>>>

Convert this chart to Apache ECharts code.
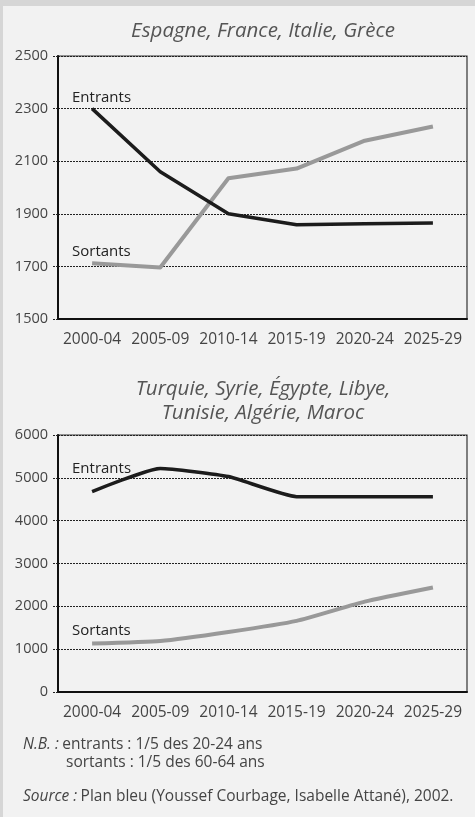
<!DOCTYPE html>
<html>
<head>
<meta charset="utf-8">
<script src="https://cdn.jsdelivr.net/npm/echarts@6/dist/echarts.min.js"></script>
<style>
  html, body { margin: 0; padding: 0; background: #f2f2f2; }
  #chart { width: 475px; height: 817px; }
</style>
</head>
<body>
<div id="chart"></div>
<script>
const periods = ['2000-04', '2005-09', '2010-14', '2015-19', '2020-24', '2025-29']

// Espagne, France, Italie, Grèce
const entrantsNord = [2300, 2060, 1900, 1858, 1862, 1865]
const sortantsNord = [1712, 1696, 2035, 2072, 2178, 2232]

// Turquie, Syrie, Égypte, Libye, Tunisie, Algérie, Maroc
const entrantsSud = [4680, 5220, 5030, 4560, 4560, 4560]
const sortantsSud = [1130, 1190, 1400, 1660, 2110, 2440]

const fontFamily = '"Open Sans", "DejaVu Sans", sans-serif'
const labelColor = '#444'

const chart = echarts.init(document.getElementById('chart'))

const makeX = (gridIndex) => ({
  type: 'category',
  gridIndex: gridIndex,
  data: periods,
  boundaryGap: true,
  axisLine: { lineStyle: { color: '#111', width: 2 } },
  axisTick: { length: 5, lineStyle: { color: '#111', width: 1.5 } },
  axisLabel: { interval: 0, color: labelColor, fontSize: 15.5, fontFamily: fontFamily, margin: 13 }
})

const makeY = (gridIndex, min, max, interval) => ({
  type: 'value',
  gridIndex: gridIndex,
  min: min,
  max: max,
  interval: interval,
  axisLine: { show: true, lineStyle: { color: '#111', width: 2 } },
  axisTick: { show: true, length: 6, lineStyle: { color: '#222', width: 1, type: [2, 1] } },
  axisLabel: { color: labelColor, fontSize: 14.5, fontFamily: fontFamily, margin: 10, formatter: v => String(v) },
  splitLine: { show: true, lineStyle: { color: '#222', width: 1, type: [2, 1] } }
})

const makeLine = (name, data, axisIndex, color, width) => ({
  name: name,
  type: 'line',
  xAxisIndex: axisIndex,
  yAxisIndex: axisIndex,
  data: data,
  symbol: 'none',
  smooth: axisIndex === 1 ? 0.15 : false,
  lineStyle: { color: color, width: width, cap: 'butt', join: 'round' },
  z: color === '#1c1c1c' ? 4 : 3
})

const text = (x, y, str, opts) => ({
  type: 'text',
  x: x,
  y: y,
  style: Object.assign({
    text: str,
    fill: '#222',
    font: '15px ' + fontFamily,
    textVerticalAlign: 'middle'
  }, opts || {})
})

const titleStyle = {
  fill: '#555',
  font: 'italic 20.5px ' + fontFamily,
  textAlign: 'center'
}

const noteRich = {
  i: { fontStyle: 'italic', fontSize: 15.5, fontFamily: fontFamily, fill: '#444' },
  n: { fontSize: 15.5, fontFamily: fontFamily, fill: '#444' }
}

chart.setOption({
  backgroundColor: '#f2f2f2',
  animation: false,
  grid: [
    { left: 58, right: 8, top: 56, height: 263, show: true, borderColor: '#333', borderWidth: 1.2, backgroundColor: 'transparent' },
    { left: 58, right: 8, top: 435, height: 257, show: true, borderColor: '#333', borderWidth: 1.2, backgroundColor: 'transparent' }
  ],
  xAxis: [makeX(0), makeX(1)],
  yAxis: [makeY(0, 1500, 2500, 200), makeY(1, 0, 6000, 1000)],
  series: [
    makeLine('Sortants', sortantsNord, 0, '#999', 4),
    makeLine('Entrants', entrantsNord, 0, '#1c1c1c', 3.5),
    makeLine('Sortants', sortantsSud, 1, '#999', 4),
    makeLine('Entrants', entrantsSud, 1, '#1c1c1c', 3.5)
  ],
  graphic: [
    // cadre
    { type: 'rect', shape: { x: 0, y: 0, width: 475, height: 6 }, style: { fill: '#d6d6d6' } },
    { type: 'rect', shape: { x: 0, y: 0, width: 3, height: 817 }, style: { fill: '#d6d6d6' } },
    // titres
    text(263, 31, 'Espagne, France, Italie, Grèce', titleStyle),
    text(263, 389, 'Turquie, Syrie, Égypte, Libye,', titleStyle),
    text(263, 413, 'Tunisie, Algérie, Maroc', titleStyle),
    // noms des courbes
    text(72, 98, 'Entrants'),
    text(72, 252, 'Sortants'),
    text(72, 469, 'Entrants'),
    text(72, 631, 'Sortants'),
    // notes
    {
      type: 'text', x: 23, y: 745,
      style: { text: '{i|N.B. :} {n|entrants : 1/5 des 20-24 ans}', rich: noteRich, textVerticalAlign: 'middle' }
    },
    text(66, 763, 'sortants : 1/5 des 60-64 ans', { fill: '#444', font: '15.5px ' + fontFamily }),
    {
      type: 'text', x: 23, y: 797,
      style: { text: '{i|Source :} {n|Plan bleu (Youssef Courbage, Isabelle Attané), 2002.}', rich: noteRich, textVerticalAlign: 'middle' }
    }
  ]
})
</script>
</body>
</html>
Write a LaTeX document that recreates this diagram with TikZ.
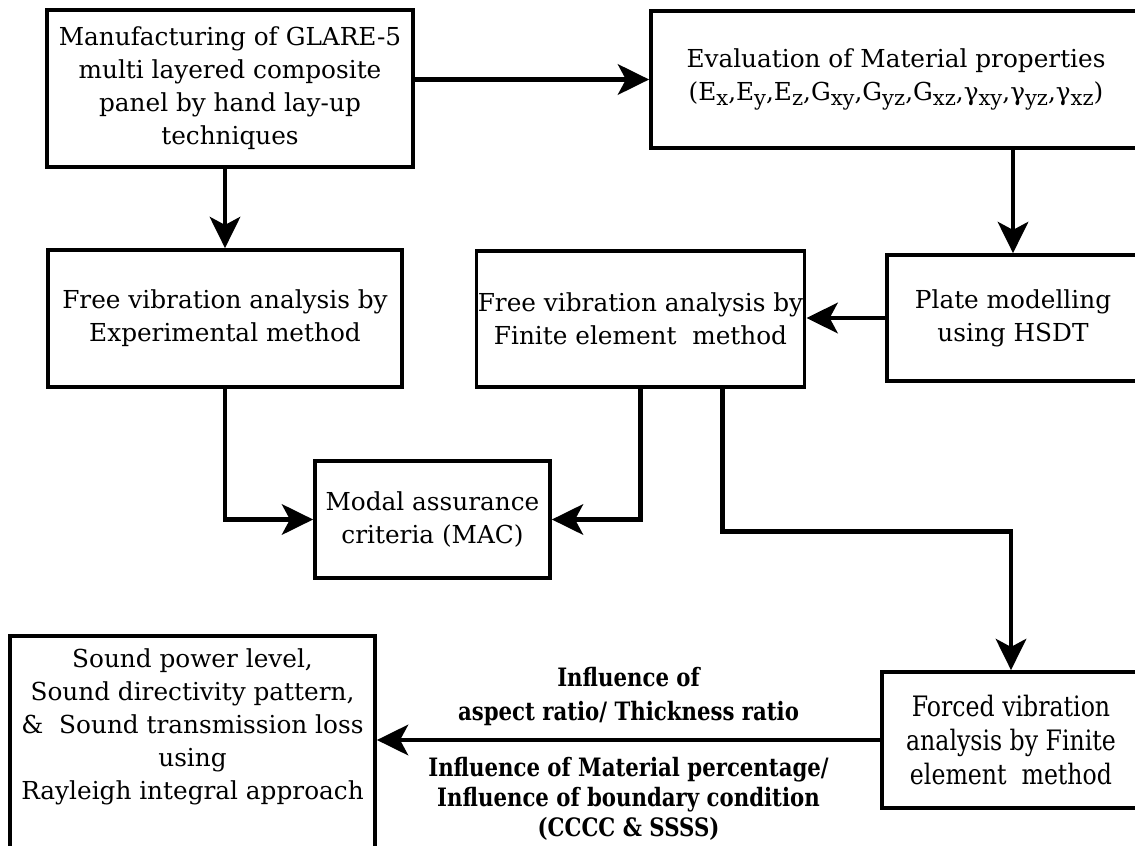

<<<

• _WHAT IS REQUIRED_:
Repeat the lines of the listing above verbatim, beginning at its first line and ending at the line containing "const sortantsNord = [1712, 1696, 2035, 2072, 2178, 2232]", which is included. Omit pictures.

• _SOLUTION FOR THIS PROBLEM_:
Convert this chart to Apache ECharts code.
<!DOCTYPE html>
<html>
<head>
<meta charset="utf-8">
<script src="https://cdn.jsdelivr.net/npm/echarts@6/dist/echarts.min.js"></script>
<style>
  html, body { margin: 0; padding: 0; background: #f2f2f2; }
  #chart { width: 475px; height: 817px; }
</style>
</head>
<body>
<div id="chart"></div>
<script>
const periods = ['2000-04', '2005-09', '2010-14', '2015-19', '2020-24', '2025-29']

// Espagne, France, Italie, Grèce
const entrantsNord = [2300, 2060, 1900, 1858, 1862, 1865]
const sortantsNord = [1712, 1696, 2035, 2072, 2178, 2232]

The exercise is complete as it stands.